Single by Lynsey de Paul
- B-side: "Into My Music"
- Released: July 1975
- Studio: Lynsey Music Ltd.
- Genre: Pop
- Length: 3:18
- Label: Jet Records
- Songwriter: Lynsey de Paul
- Producer: Lynsey de Paul

Lynsey de Paul singles chronology
| "My Man and Me" (1975) | "Rhythm and Blue Jean Baby" (1975) | "Love Bomb" (1975) |

= Rhythm and Blue Jean Baby =

Song performed by Lynsey de Paul

"Rhythm and Blue Jean Baby" is a song that was written and produced by Lynsey de Paul, and released in July 1975 as her third single on the newly designed yellow Jet Record label in the UK, as a follow-up to the hit single "My Man and Me". It was released on Polydor in Belgium, France and Germany (with different picture sleeves in each country); backed with another de Paul composition "Into My Music". The release of the single was also announced in the American music industry magazine Cashbox. The song as well as the lyrics and credits are listed on the Italian music resource "Rockol".

==Live performances==
De Paul performed the song live on BBC TV's Top of the Pops on 17 July 1975, with the show being presented by Dave Lee Travis. It was the tenth song on episode 596 of the show.

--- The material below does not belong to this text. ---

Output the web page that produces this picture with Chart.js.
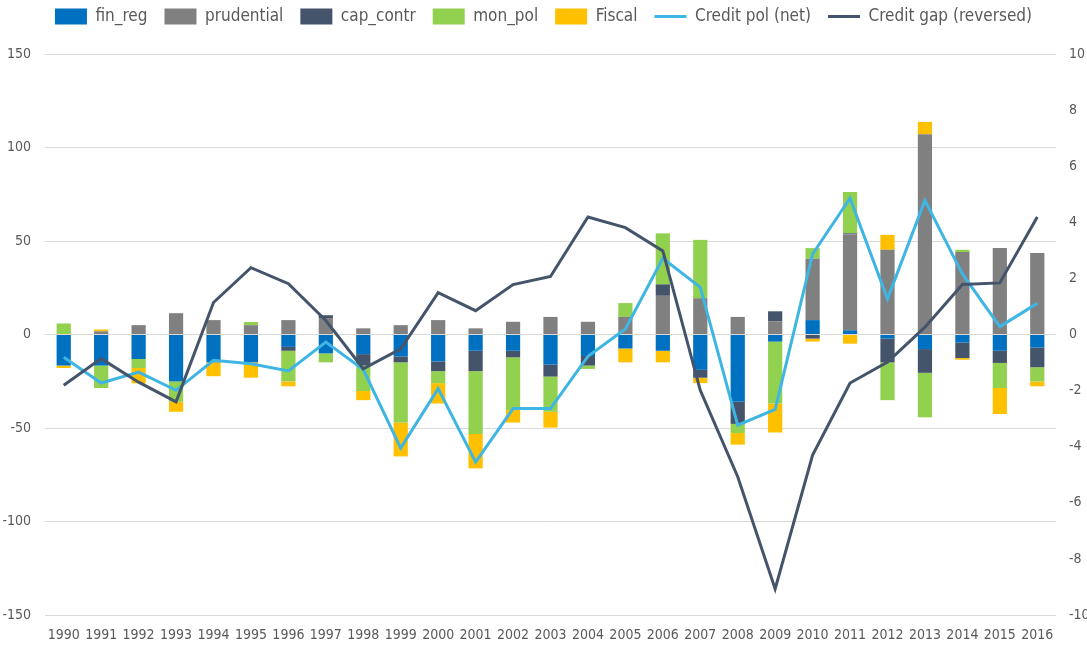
<!DOCTYPE html>
<html><head><meta charset="utf-8">
<script src="https://cdn.jsdelivr.net/npm/chart.js@4.4.1/dist/chart.umd.min.js"></script>
<style>html,body{margin:0;padding:0;background:#fff}#wrap{width:1087px;height:645px;position:relative}</style>
</head><body><div id="wrap"><canvas id="c" width="1087" height="645"></canvas></div>
<script>
const years = ["1990","1991","1992","1993","1994","1995","1996","1997","1998","1999","2000","2001","2002","2003","2004","2005","2006","2007","2008","2009","2010","2011","2012","2013","2014","2015","2016"];
const finReg     = [-16.6,-16.6,-13.1,-25.1,-14.9,-14.9,-6.6,-10.1,-10.5,-11.7,-14.4,-8.7,-8.7,-16.1,-11.5,-7.5,-8.7,-18.9,-36.0,-3.8,7.7,2.2,-2.2,-7.8,-4.3,-8.7,-7.0];
const prudential = [0,1.7,5.0,11.4,7.7,5.0,7.7,8.8,3.3,5.0,7.7,3.3,6.8,9.4,6.8,9.4,20.7,19.4,9.4,7.1,32.9,51.3,45.3,107.1,44.1,46.2,43.6];
const capContr   = [0,0,0,0,0,0,-2.1,1.5,-6.1,-3.2,-5.2,-10.9,-3.5,-6.4,-5.1,0,6.1,-4.2,-11.8,5.3,-2.2,0.6,-12.7,-12.7,-8.3,-6.5,-10.5];
const monPol     = [5.9,-12.0,-4.8,-10.9,0,1.7,-16.4,-4.8,-13.6,-32.2,-6.4,-33.6,-28.2,-18.8,-1.8,7.4,27.3,31.2,-4.9,-33.1,5.6,22.1,-20.2,-23.8,1.2,-13.4,-7.6];
const fiscal     = [-1.3,1.0,-8.2,-5.3,-7.4,-8.2,-2.6,0,-4.9,-18.1,-10.9,-18.4,-6.7,-8.5,0,-7.4,-6.2,-2.9,-6.2,-15.5,-1.6,-4.9,8.0,6.6,-0.9,-13.9,-2.6];
const creditPol  = [-0.81,-1.73,-1.34,-1.99,-0.92,-1.04,-1.30,-0.27,-1.25,-4.05,-1.93,-4.55,-2.64,-2.64,-0.78,0.20,2.72,1.68,-3.23,-2.67,2.87,4.86,1.27,4.78,2.16,0.28,1.11];
const creditGap  = [-1.81,-0.86,-1.70,-2.40,1.14,2.38,1.81,0.50,-1.22,-0.51,1.49,0.85,1.78,2.07,4.19,3.81,2.98,-1.99,-5.07,-9.07,-4.30,-1.73,-0.98,0.26,1.78,1.84,4.19];
const leftTicks = [-150,-100,-50,0,50,100,150];
const rightTicks = [-10,-8,-6,-4,-2,0,2,4,6,8,10];

const FONT = "'Liberation Sans Narrow','DejaVu Sans Condensed','Liberation Sans',sans-serif";
const TXT = '#595959';
function bar(label, data, color){
  return {type:'bar', label, data, backgroundColor:color, borderWidth:0, yAxisID:'y', stack:'s', order:2,
          categoryPercentage:1, barPercentage:0.38, pointStyle:'rect'};
}
function line(label, data, color, ord){
  return {type:'line', label, data, borderColor:color, backgroundColor:color, borderWidth:3, pointRadius:0,
          tension:0, yAxisID:'y2', order:ord, pointStyle:'line', fill:false};
}
const legendMargin = {id:'legendMargin', beforeInit(chart){
  const fit = chart.legend.fit;
  chart.legend.fit = function(){ fit.bind(chart.legend)(); this.height += 19; };
}};
new Chart(document.getElementById('c'), {
  plugins:[legendMargin],
  data:{labels:years, datasets:[
    bar('fin_reg', finReg, '#0070C0'),
    bar('prudential', prudential, '#808080'),
    bar('cap_contr', capContr, '#44546A'),
    bar('mon_pol', monPol, '#92D050'),
    bar('Fiscal', fiscal, '#FFC000'),
    line('Credit pol (net)', creditPol, '#3EB5E2', 1),
    line('Credit gap (reversed)', creditGap, '#44546A', 0)
  ]},
  options:{
    responsive:false, animation:false,
    layout:{padding:{top:-9,bottom:0,left:0,right:0}},
    plugins:{
      tooltip:{enabled:false},
      legend:{position:'top', labels:{font:{family:FONT,size:17}, color:TXT, usePointStyle:true, pointStyleWidth:32,
        boxHeight:16, padding:17, sort:(a,b)=>a.datasetIndex-b.datasetIndex}}
    },
    scales:{
      x:{stacked:true, grid:{display:false, drawTicks:false}, border:{display:false},
         afterFit:a=>{a.height=30;},
         ticks:{font:{family:FONT,size:14}, color:TXT, maxRotation:0, autoSkip:false, padding:12}},
      y:{stacked:true, position:'left', min:-150, max:150,
         afterBuildTicks:a=>{a.ticks=leftTicks.map(v=>({value:v}));},
         afterFit:a=>{a.width=45;},
         grid:{color:'#D9D9D9', lineWidth:1, drawTicks:false}, border:{display:false},
         ticks:{font:{family:FONT,size:14}, color:TXT, padding:14}},
      y2:{position:'right', min:-10, max:10,
         afterBuildTicks:a=>{a.ticks=rightTicks.map(v=>({value:v}));},
         afterFit:a=>{a.width=31;},
         grid:{display:false, drawTicks:false}, border:{display:false},
         ticks:{font:{family:FONT,size:14}, color:TXT, padding:13}}
    }
  }
});
</script></body></html>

This episode was thought to have been lost from the BBC archives, but was tracked down in 2013 and found to be in the private collection of record producer and songwriter Ian Levine, along with performances by Elton John, Marc Bolan and T. Rex, Barry White, Diana Ross and various Pan's People appearances. It was the 10th song of this episode, being preceded by David Essex and being followed by Typically Tropical. This version of the song suffered from part of the backing music being omitted. De Paul also performed the song, sat on a motorcycle, rather than at her more usual piano on the BBC1 prime time show "Jim'll Fix It" on 5 July as well as on the Bay City Rollers show Shang a Lang on 7 July 1975. Another TV performance of the song was on "Rock on with 45". De Paul also performed the song as a special international guest on German TV's Die aktuelle Schaubude, where she played it on a gold painted upright piano.

==Release on CD==
Although originally a non-album single, it was released for the first time on CD on the de Paul album, Greatest Hits, and has since appeared on a number of CD albums such as Best of the Seventies. More recently, it appeared in a remastered form with an additional backing track, giving it a fuller sound, on Into My Music Anthology 1975-1979, where also the B-side "Into My Music" was included as an album track for the first time. Both songs also recently appeared on the MP3 album, Singles Collection 1974-1979.

==Reception==
The single received favourable reviews, including from DJ and music journalist James Hamilton who, in his first column for Record Mirror, wrote "With a bass line not unlike ‘Bend Me Shape Me’ and some sexy stop/starts, Lynsey makes straight happy pop noises that sound fine to me". It was reported to be a dance floor hit according to a reaction report. Deborah Thomas, music critic at the Daily Mirror wrote "de Paul will captivate her adoring fans with this light, pacey rocker. It was also a Radio Luxembourg "Hot Shot" single as well as a BBC Radio London "Favoured Play" and play listed by BRMB (now Hits Radio Birmingham).

===Chart performance===
The song reached no. 16 on the Poporama Swedish chart, and it reached no. 30 and spent two weeks on Capital London Radio's "Capital Countdown chart" (where it was wrongly listed as "Rhythm And Blue Jeans Baby") on 12 July 1975 (now Capital FM). It was also included on the "Disco Top Ten" as a breaker published in the British music industry paper Record Mirror. The song was playlisted on Radio London, BRMB and it was a Radio Luxembourg Hot Shot in June 1975, while still being played on radio stations such as Radio Mi Amigo a year later in 1976.

==Other uses==
"Rhythm and Blue Jean Baby" was used as backing music for Karlie Kloss at the Sonia Rykiel Spring/Summer 2008 Fashion Show in Paris, France. It still receives radio play, for example in 2018 on the German programme, "Musik á la Carte" and on "radio x - Frankfurter Stadtradio".